The following shows the top ten players who led the league in points, at the conclusion of the regular season. If two or more skaters are tied (i.e. same number of points, goals and played games), all of the tied skaters are shown.

| Player | Team | GP | G | A | Pts | PIM |
|---|---|---|---|---|---|---|
| USA Sidney Morin | Ladies Team Lugano | 25 | 20 | 38 | 58 | 2 |
| SUI Dominique Rüegg | ZSC Lions Frauen | 23 | 27 | 25 | 52 | 18 |
| SUI Laura Zimmermann | EV Bomo Thun | 25 | 21 | 18 | 39 | 40 |
| SWE Ronja Mogren | Ladies Team Lugano | 25 | 22 | 16 | 38 | 20 |
| CAN Coralie Larose | HC Université Neuchâtel Dames | 25 | 20 | 12 | 32 | 14 |
| SUI Sinja Leemann | ZSC Lions Frauen | 23 | 13 | 19 | 32 | 8 |
| SUI Nicole Bullo | Ladies Team Lugano | 22 | 6 | 24 | 30 | 30 |
| SUI Romy Eggimann | Ladies Team Lugano | 22 | 12 | 16 | 28 | 8 |
| FRA Betty Jouanny | EV Bomo Thun | 24 | 9 | 19 | 28 | 8 |
| SUI Stefanie Marty | EV Bomo Thun | 22 | 15 | 11 | 26 | 12 |

====Leading goaltenders====
The following shows the top five goaltenders who led the league in goals against average, provided that they have played at least 40% of their team's minutes, at the conclusion of the regular season.

| Player | Team(s) | GP | TOI | GA | GAA |
|---|---|---|---|---|---|
| FRA Caroline Baldin | ZSC Lions Frauen | 22 | 1220 | 29 | 1,43 |
| SUI Alexandra Lehmann | Ladies Team Lugano | 11 | 667 | 18 | 1,62 |
| SUI Sofia Decristophoris | Ladies Team Lugano | 14 | 830 | 23 | 1,66 |
| SUI Nina Paiva | HC Université Neuchâtel Dames | 21 | 1151 | 41 | 2,14 |
| SUI Sandy Heim | EV Bomo Thun | 22 | 1296 | 52 | 2,41 |

==Playoffs==
Due to the uncertain situation linked to the COVID-19 pandemic, the national cup final is postponed until after the Olympic Games.

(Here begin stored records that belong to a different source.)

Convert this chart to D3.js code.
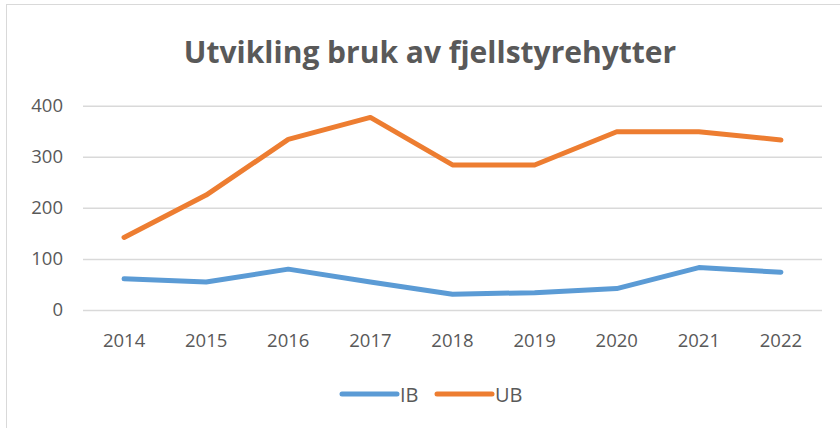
<!DOCTYPE html>
<html><head><meta charset="utf-8">
<script src="https://cdn.jsdelivr.net/npm/d3@7"></script>
<style>body{margin:0;background:#fff;} svg{display:block;}</style>
</head><body>
<svg id="c" width="840" height="428"></svg>
<script>
const years = ["2014","2015","2016","2017","2018","2019","2020","2021","2022"];
const ibValues = [61, 55, 80, 55, 31, 34, 42, 83, 74];
const ubValues = [142, 225, 334, 377, 284, 284, 349, 349, 333];
const yTicks = [0, 100, 200, 300, 400];
const seriesNames = ["IB", "UB"];
const seriesColors = ["#5B9BD5", "#ED7D31"];

const svg = d3.select("#c");
const font = "'Open Sans', 'Liberation Sans', sans-serif";
svg.append("rect").attr("x",6.5).attr("y",4.5).attr("width",840).attr("height",440)
  .attr("fill","#fff").attr("stroke","#d9d9d9").attr("stroke-width",1);

svg.append("text").attr("x",430).attr("y",63).attr("text-anchor","middle")
  .attr("font-family",font).attr("font-weight","bold").attr("font-size",30)
  .attr("fill","#595959").text("Utvikling bruk av fjellstyrehytter");

const x = d3.scaleBand().domain(years).range([83, 822]);
const y = d3.scaleLinear().domain([0, 400]).range([310, 105.7]);

const g = svg.append("g");
const yAxis = d3.axisLeft(y).tickValues(yTicks).tickSize(-(822-83)).tickPadding(20);
const ya = g.append("g").attr("transform","translate(83,0)").call(yAxis);
ya.select(".domain").remove();
ya.selectAll(".tick line").attr("stroke","#d9d9d9").attr("stroke-width",1.5);
ya.selectAll(".tick text").attr("font-family",font).attr("font-size",18.5).attr("fill","#595959");

const xAxis = d3.axisBottom(x).tickSize(0).tickPadding(24);
const xa = g.append("g").attr("transform","translate(0,310)").call(xAxis);
xa.select(".domain").remove();
xa.selectAll(".tick text").attr("font-family",font).attr("font-size",18.5).attr("fill","#595959");

const line = d3.line().x((d,i)=>x(years[i])+x.bandwidth()/2).y(d=>y(d));
[ibValues, ubValues].forEach((vals, k) => {
  g.append("path").datum(vals).attr("d", line).attr("fill","none")
    .attr("stroke", seriesColors[k]).attr("stroke-width",5)
    .attr("stroke-linecap","round").attr("stroke-linejoin","round");
});

const legendX = [342, 437];
seriesNames.forEach((name, k) => {
  svg.append("line").attr("x1",legendX[k]).attr("x2",legendX[k]+55).attr("y1",394).attr("y2",394)
    .attr("stroke",seriesColors[k]).attr("stroke-width",5).attr("stroke-linecap","round");
  svg.append("text").attr("x",legendX[k]+58).attr("y",401.5).attr("font-family",font)
    .attr("font-size",20).attr("fill","#595959").text(name);
});
</script>
</body></html>
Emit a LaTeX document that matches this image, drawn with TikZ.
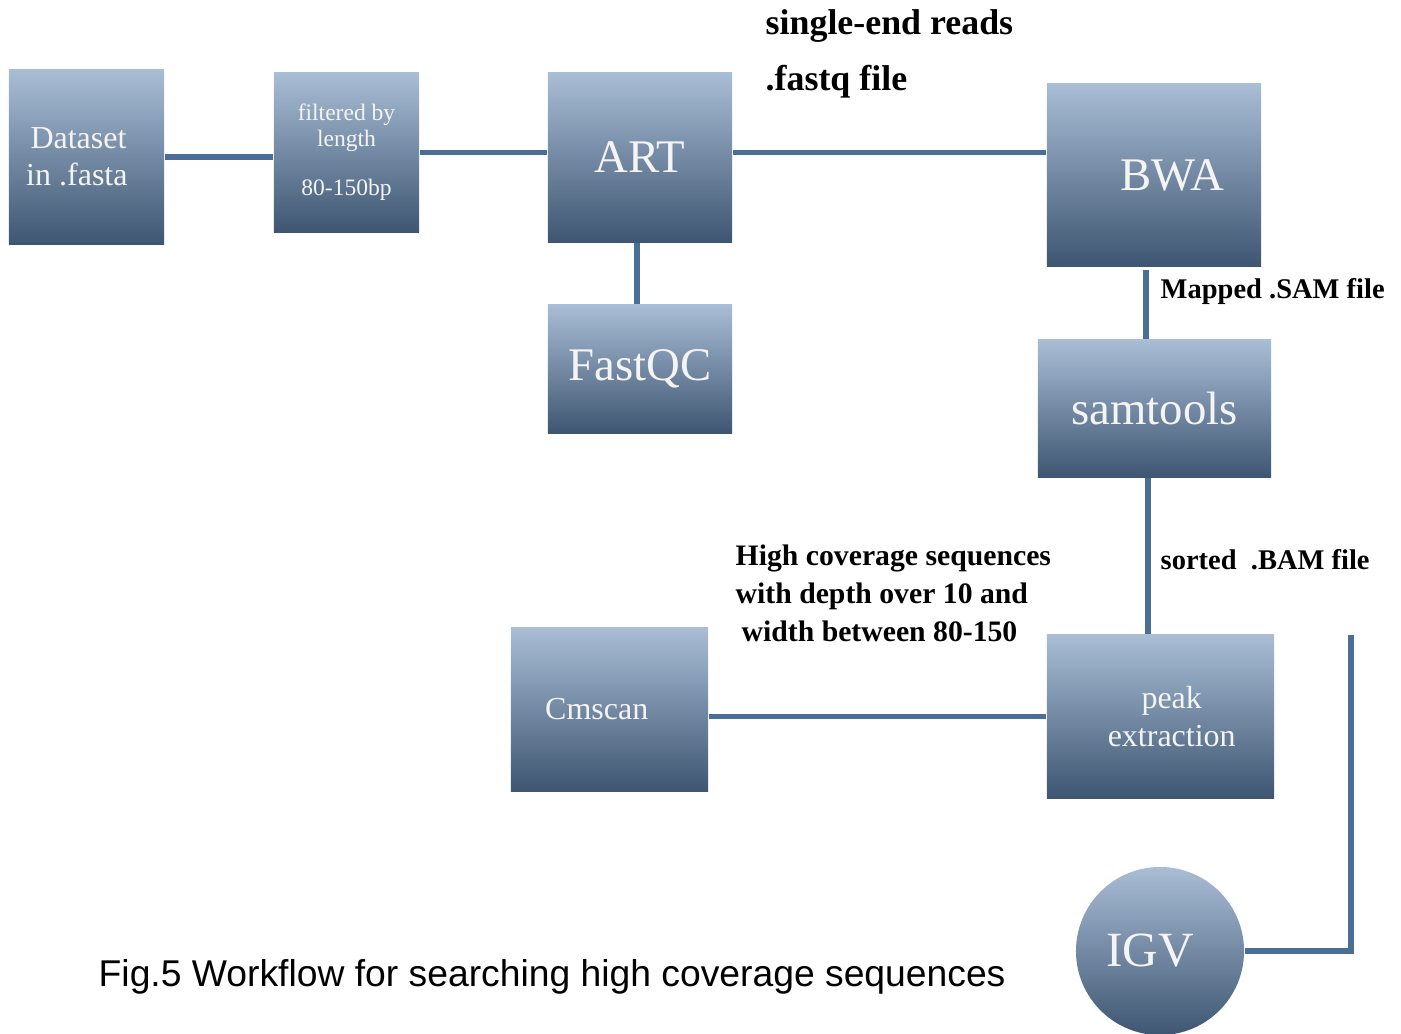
\documentclass[tikz,border=0pt]{standalone}
\usepackage{fontspec}
\setmainfont{Liberation Serif}
\setsansfont{Liberation Sans}
\usepackage{tikz}
\usetikzlibrary{shadings}
\newcommand{\linewd}{1.45pt}
\definecolor{boxtop}{HTML}{A9BDD5}
\definecolor{boxbot}{HTML}{3E5672}
\definecolor{wire}{HTML}{4A6E96}
\definecolor{boxtext}{HTML}{F4F4F4}

\begin{document}
\begin{tikzpicture}[x=.01cm,y=-.01cm,
    tool/.style={rectangle, inner sep=0pt, top color=boxtop, bottom color=boxbot,
      text=boxtext, align=center},
    big/.style={font=\fontsize{13.3}{15}\selectfont},
    small/.style={font=\fontsize{9.1}{10.6}\selectfont},
    note/.style={anchor=west, inner sep=0pt, align=left, font=\bfseries},
    wire/.style={draw=wire, line width=\linewd}]
      \useasboundingbox (0,0) rectangle (1401,1033);
          % top row
      \node (data) at (86.5,157) [tool, small, minimum width=1.55cm, minimum height=1.74cm] {Dataset\hspace*{.5em}\\in .fasta\hspace*{.6em}};
      \node (filt) at (346.5,152.5) [tool, minimum width=1.45cm, minimum height=1.59cm,
        font=\fontsize{6.7}{7.4}\selectfont] {filtered by\\length\\[6.5pt]80-150bp};
      \node (art) at (640,157.5) [tool, big, minimum width=1.84cm, minimum height=1.69cm] {ART};
      \node (fqc) at (640,369) [tool, big, minimum width=1.84cm, minimum height=1.28cm] {FastQC};
      \node (bwa) at (1154,175) [tool, big, minimum width=2.14cm, minimum height=1.82cm] {\hspace*{.8em}BWA};
          % right column
      \node (sam) at (1154.5,408.5) [tool, big, minimum width=2.33cm, minimum height=1.37cm] {samtools};
      \node (peak) at (1160.5,716.5) [tool, small, minimum width=2.27cm, minimum height=1.63cm] {\hspace*{.7em}peak\\\hspace*{.7em}extraction};
      \node (cms) at (609.5,709.5) [tool, small, minimum width=1.97cm, minimum height=1.63cm] {Cmscan\hspace*{.8em}};
      \node (igv) at (1160,951) [tool, circle, minimum size=1.68cm,
        font=\fontsize{14}{16}\selectfont] {IGV\hspace*{.4em}};
      \coordinate (igvtop) at (1351,635);

      \draw[wire] (data.east) to (data.east -| filt.west);
      \draw[wire] (filt.east) to (filt.east -| art.west);
      \draw[wire] (filt.east -| art.east) to (filt.east -| bwa.west);
      \draw[wire] ([xshift=-.03cm]art.south) to ([xshift=-.03cm]fqc.north);
      \draw[wire] ([xshift=-.08cm,yshift=-.03cm]bwa.south) to ([xshift=-.08cm]bwa.south |- sam.north);
      \draw[wire] ([xshift=-.065cm]sam.south) to ([xshift=-.065cm]sam.south |- peak.north);
      \draw[wire] (peak.west) to (peak.west -| cms.east);
      \draw[wire] (igv.east) -| (igvtop);

          % labels
      \node (lreads) at (765,26) [note, font=\bfseries\fontsize{10.2}{12}\selectfont] {single-end reads};
      \node (lfastq) at (765,82) [note, font=\bfseries\fontsize{10.2}{12}\selectfont] {.fastq file};
      \node (lsam) at (1160,291) [note, font=\bfseries\fontsize{8.1}{10}\selectfont] {Mapped .SAM file};
      \node (lbam) at (1160,560) [note, font=\bfseries\fontsize{8.1}{10}\selectfont] {sorted\ \ .BAM file};
      \node (lcov) at (735,593) [note, font=\bfseries\fontsize{8.45}{10.8}\selectfont]
        {High coverage sequences\\with depth over 10 and\\\hspace{1.7pt}width between 80-150};
      \node (caption) at (98,977) [anchor=west, inner sep=0pt,
        font=\sffamily\fontsize{10.6}{12}\selectfont] {Fig.5 Workflow for searching high coverage sequences};
        \end{tikzpicture}
\end{document}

This postponement directly affects the first round of the playoffs, canceling the first weekend. The first round is therefore played to the best of 3, rather than the best of 5 as initially planned.

===Team of Swiss champions===
Goalkeepers: Caroline Baldin, Alisha Berger, Laura De Bastiani, Nadia Häner

Defense: Nele Bachmann, Alessia Baechler, Lara Christen, Tamara Grascher, Nina Harju, Janine Hauser, Aurela Thalmann

Offense: Sara Bachmann, Raschelle Bräm, Chiara Eggli, Mara Frey, Nora Harju, Naemi Herzig, Sinja Leemann, Renee Lendi, Alina Marti, Lisa Rüedi, Dominique Rüegg, Dominique Scheurer, Jessica Schlegel

Coaching: Andrin Christen, Ramon Christen

==Awards==
- Most Valuable Player : Sidney Morin (Ladies Team Lugano)
- Best forward : Laura Zimmermann (EV Bomo Thun)
- Best defender : Sidney Morin and Nicole Bullo (Ladies Team Lugano)
- Best goalkeeper : Caroline Baldin (ZSC Lions Frauen)
- Best rookie : Laura Zimmermann (EV Bomo Thun)
- Best coach : Benjamin Rogger (Ladies Team Lugano)

==Play-outs==

Hockey Team Thurgau Indien Ladies saves its place in SWHL A by winning the Play-outs.

==Promotion/Relegation==
Winning the SWHL-B championship, the HC Ambrì-Piotta Girls is promoted to SWHL-A. The finalist, SC Langenthal Ladies takes part in a qualifying round against SC Reinach Damen.

SC Reinach Damen, losing to SC Langenthal Ladies, is relegated to SWHL-B. SC Reinach had been present in SWHL-A since 1996 and were champions 3 times between 2001 and 2003. On April 12, the Reinach club announced the dissolution of its women's team due to the departure of most of their players and sponsors.